1	huggingface-cli download --resume-download deepseek-ai/DeepSeek-R1-Distill-Qwen-1.5B

准备训练数据集

按格式准备用于微调的数据集java_method_name.json，示例：

[
  {
    "instruction": "Please generate the Java method name according to the description below：get the role of this object",
    "input": "",
    "output": "get accessible role"
  },
  {
    "instruction": "Please generate the Java method name according to the description below：get the state of this object",
    "input": "",
    "output": "get accessible state set"
  }
]

修改 dataset_info.json 文件，添加配置：

1
2
3

"java_method_name": {
"file_name": "java_method_name.json"
},

将数据集java_method_name.json放到 LLama-Factory 的 data 目录下

进行相关设置开始微调

学习率（Learning Rate）：模型每次更新时权重改变的幅度。

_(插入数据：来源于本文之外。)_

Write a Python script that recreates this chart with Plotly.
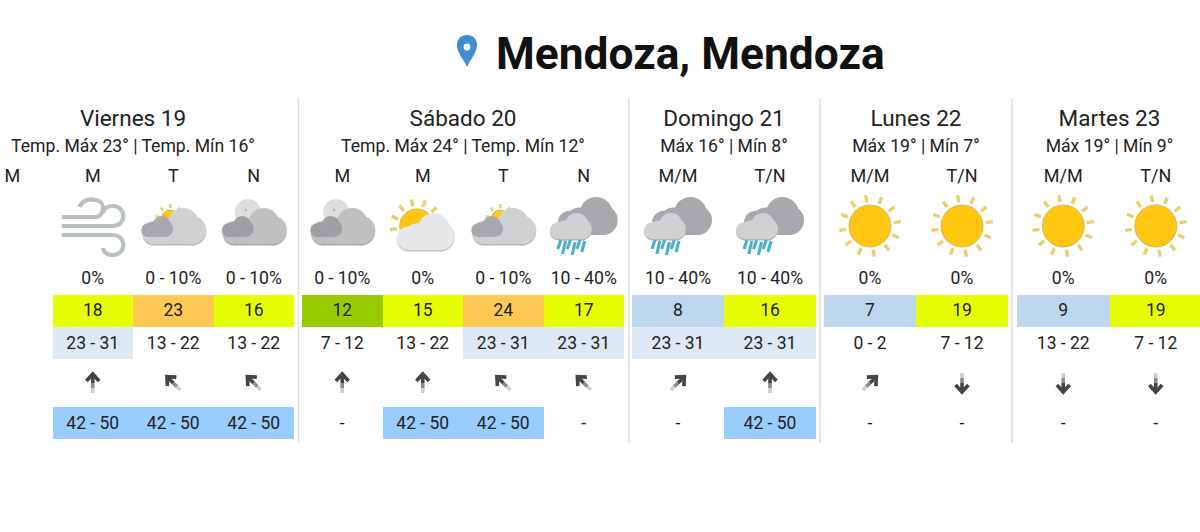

过大可能错过最优解，过小学得慢或陷入局部最优解
训练轮数（Epochs）：太小欠拟合（没学好），太大过拟合（学过头了）
最大梯度范数（Max Gradient Norm）：当梯度的值超过这个范围时会被截断，防止梯度爆炸
最大样本数（Max Samples）：每轮训练中最多使用的样本数
计算类型（Computation Type）：训练时使用的数据类型，常见有 float32 和 float16。在性能和精度之间找平衡
截断长度（Truncation Length）：处理长文本时如果太长超过这个阈值的部分会被截断掉，避免内存溢出
批处理大小（Batch Size）：由于内存限制，每轮训练我们要将训练集数据分批次送进去，这个批次大小就是Batch Size
梯度累积（Gradient Accumulation）：默认情况下模型会在每个 batch 处理完后进行一次更新一个参数。但可通过设置梯度累计，让其直到处理完多个小批次的数据后才进行一次更新
验证集比例（Validation Set Proportion）：数据集分为训练集和验证集两部分，训练集用来学习训练，验证集用来验证学习效果
学习率调节器（Learning Rate Scheduler）：在训练过程中自动调整优化学习率